To verify that the proposed model can achieve satisfactory performance and to further validate the model's malicious code detection capability, this section compares MDC-RepNet with existing malicious code detection methods based on visual analysis based on the Malimg dataset. Table 11 summarises the performance metrics of each malicious code detection method, from which we can see that MDC-RepNet achieves an accuracy of 99.57% and a prediction time of 67 ms, which is much lower than that of the existing state-of-the-art research. Our model achieves better results in terms of accuracy, precision and other evaluation metrics than all existing research techniques.

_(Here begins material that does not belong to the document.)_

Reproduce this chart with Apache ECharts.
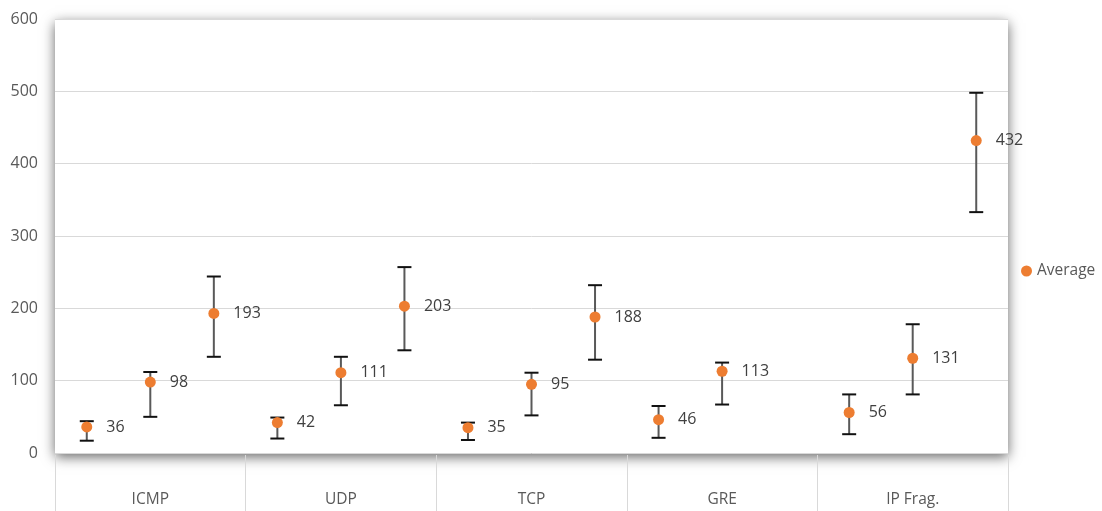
<!DOCTYPE html>
<html>
<head>
<meta charset="utf-8">
<script src="https://cdn.jsdelivr.net/npm/echarts@6/dist/echarts.min.js"></script>
<style>
html,body{margin:0;padding:0;background:#fff;}
#chart{width:1102px;height:511px;}
</style>
</head>
<body>
<div id="chart"></div>
<script>
const groups = ['ICMP', 'UDP', 'TCP', 'GRE', 'IP Frag.'];
const slotsPerGroup = 3;
const averages = [36, 98, 193, 42, 111, 203, 35, 95, 188, 46, 113, null, 56, 131, 432];
const lows     = [17, 50, 133, 20, 66, 142, 18, 52, 129, 21, 67, null, 26, 81, 333];
const highs    = [44, 112, 244, 49, 133, 257, 42, 111, 232, 65, 125, null, 81, 178, 498];
const yMin = 0, yMax = 600, yStep = 100;
const seriesName = 'Average';

const scatterData = [];
const errorData = [];
averages.forEach((v, i) => {
  if (v == null) return;
  scatterData.push([i + 0.5, v]);
  errorData.push([i + 0.5, lows[i], highs[i]]);
});

const font = '"Open Sans", "Noto Sans", sans-serif';
const chart = echarts.init(document.getElementById('chart'), null, {renderer: 'canvas'});
chart.setOption({
  animation: false,
  textStyle: {fontFamily: font},
  legend: {
    data: [seriesName],
    orient: 'vertical',
    left: 1016,
    top: 258,
    icon: 'circle',
    itemWidth: 11,
    itemHeight: 11,
    itemGap: 5,
    textStyle: {color: '#595959', fontSize: 15.5, fontFamily: font}
  },
  grid: [
    {left: 55, right: 94, top: 19, bottom: 58, show: true, backgroundColor: '#fff', borderWidth: 0,
     shadowBlur: 12, shadowColor: 'rgba(0,0,0,0.6)', shadowOffsetX: 0, shadowOffsetY: 4},
    {left: 55, right: 94, top: 455, bottom: 0}
  ],
  xAxis: [
    {type: 'value', gridIndex: 0, min: 0, max: groups.length * slotsPerGroup, show: false},
    {type: 'category', gridIndex: 1, data: groups, position: 'top', boundaryGap: true,
     axisLine: {show: false}, axisTick: {show: false},
     splitLine: {show: true, lineStyle: {color: '#d9d9d9', width: 1}},
     axisLabel: {inside: true, margin: 37, color: '#595959', fontSize: 15.5, fontFamily: font}}
  ],
  yAxis: [
    {type: 'value', gridIndex: 0, min: yMin, max: yMax, interval: yStep,
     axisLine: {show: false}, axisTick: {show: false},
     splitLine: {lineStyle: {color: '#d9d9d9', width: 1}},
     axisLabel: {color: '#595959', fontSize: 16, margin: 17, fontFamily: font}},
    {type: 'value', gridIndex: 1, show: false}
  ],
  series: [
    {
      type: 'custom',
      name: 'error',
      xAxisIndex: 0, yAxisIndex: 0,
      data: errorData,
      z: 2,
      renderItem: function (params, api) {
        const x = api.value(0);
        const pLo = api.coord([x, api.value(1)]);
        const pHi = api.coord([x, api.value(2)]);
        const hw = 7;
        return {
          type: 'group',
          children: [
            {type: 'line', shape: {x1: pLo[0], y1: pLo[1], x2: pHi[0], y2: pHi[1]},
             style: {stroke: '#595959', lineWidth: 2}},
            {type: 'line', shape: {x1: pHi[0] - hw, y1: pHi[1], x2: pHi[0] + hw, y2: pHi[1]},
             style: {stroke: '#111', lineWidth: 2}},
            {type: 'line', shape: {x1: pLo[0] - hw, y1: pLo[1], x2: pLo[0] + hw, y2: pLo[1]},
             style: {stroke: '#111', lineWidth: 2}}
          ]
        };
      }
    },
    {
      type: 'scatter',
      name: seriesName,
      xAxisIndex: 0, yAxisIndex: 0,
      data: scatterData,
      symbol: 'circle',
      symbolSize: 11,
      z: 3,
      itemStyle: {color: '#ed7d31', opacity: 1},
      label: {show: true, position: 'right', distance: 14, color: '#404040', fontSize: 16,
              fontFamily: font, formatter: p => p.value[1]}
    }
  ]
});
</script>
</body>
</html>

Table 11 Performance metrics of each malicious code classification method

The reason for this is related to the properties of convolution: in this paper, we use point-by-point convolution after deep convolution, large kernel convolution instead of the self-attention method to improve the model performance in the early stage, and re-parameterisation and jump-over connectivity in inference, which eliminates the time overhead of the extra branches in the inference stage and improves the classification accuracy without introducing the extra inference time to aggravate the computational burden. Thus the model parameters from the training phase can be equivalently used at inference time, resulting in lower memory access costs and higher efficiency, achieving an accuracy-latency balance.

4 Conclusion

This paper proposes a malicious code detection method that combines CNNs and Transformers. The method takes deep neural networks as a framework, adopts the modular design idea, and introduces a new Token hybrid operator to make its structure reparameterized, which reduces the memory access cost by eliminating the jump connections in the network. Meanwhile, this paper adopts techniques such as training time over-parameterization and large kernel convolution to improve the accuracy. In the data preprocessing stage, this paper uses pixel-filling-based image size normalization algorithm and data enhancement techniques to improve the loss of image texture information and dataset category imbalance problem during malicious code image size deflation, respectively, and to enhance the expression of critical features to alleviate the overfitting phenomenon of the model. Finally, the deep neural network model is trained to realize the classification of malicious code and its variants. Through experiments, it is proved that the method in this paper has a stable improvement in accuracy and operation efficiency, which is better than the current malicious code detection technology.

In our future research, we will further investigate, design and implement appropriate improvements to enhance the performance and applicability of MDC-RepNet. We will try to address some of the current limitations of MDC-RepNet with respect to family confusion and continue to explore new methods and techniques such as color deconvolution techniques [59], dynamic multi-scale topology techniques [60] and linguistic sequence-based evaluation methods [61, 62], etc., Combining the latest deep learning-based research results [22, 24] to improve the research in the field of malware classification.